What Does It All Mean?
What should the takeaway be from this trip down memory lane? We could try to find patterns in the data. Passing touchdowns seemed more likely to fall off pace over the final six games, rushing yardage tended to increase over pace, while receptions tended to hold pretty steady. Is this a meaningful pattern? Perhaps. (I think a lot of it is probably selection bias, personally.)

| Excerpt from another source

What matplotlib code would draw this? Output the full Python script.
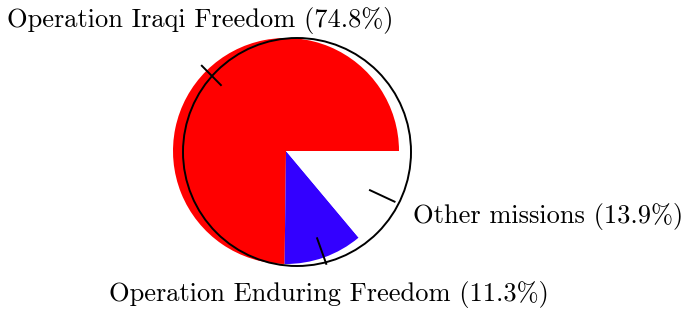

Rather than looking for patterns, I look at history like this as a reminder of the range of possibilities. Sometimes players who are blazing hot cool down a little. Sometimes they maintain their level of performance. Sometimes they even kick it up a notch. Sometimes the record is set by the guy who built up a huge buffer early in the year, while other times it's set by the player who exploded down the stretch.
Football is a pretty random sport, and fantasy football is more random, still. This column is dedicated to the idea that past performance is no guarantee of future performance. At best, it is a weak indicator.
As we close out the regular season, we know that championships will be won by the players that get scorching hot in Weeks 14, 15, and 16. And despite our best efforts, we don't have any way of knowing which players those will be. Pace stats are a lot of fun and I love the stories they tell, but I don't always love the illusion of certainty they provide, the false confidence that the last part of the season will closely resemble the first part.
That's not how randomness works. Which is a good thing for this column, because otherwise, we'd have nothing to talk about.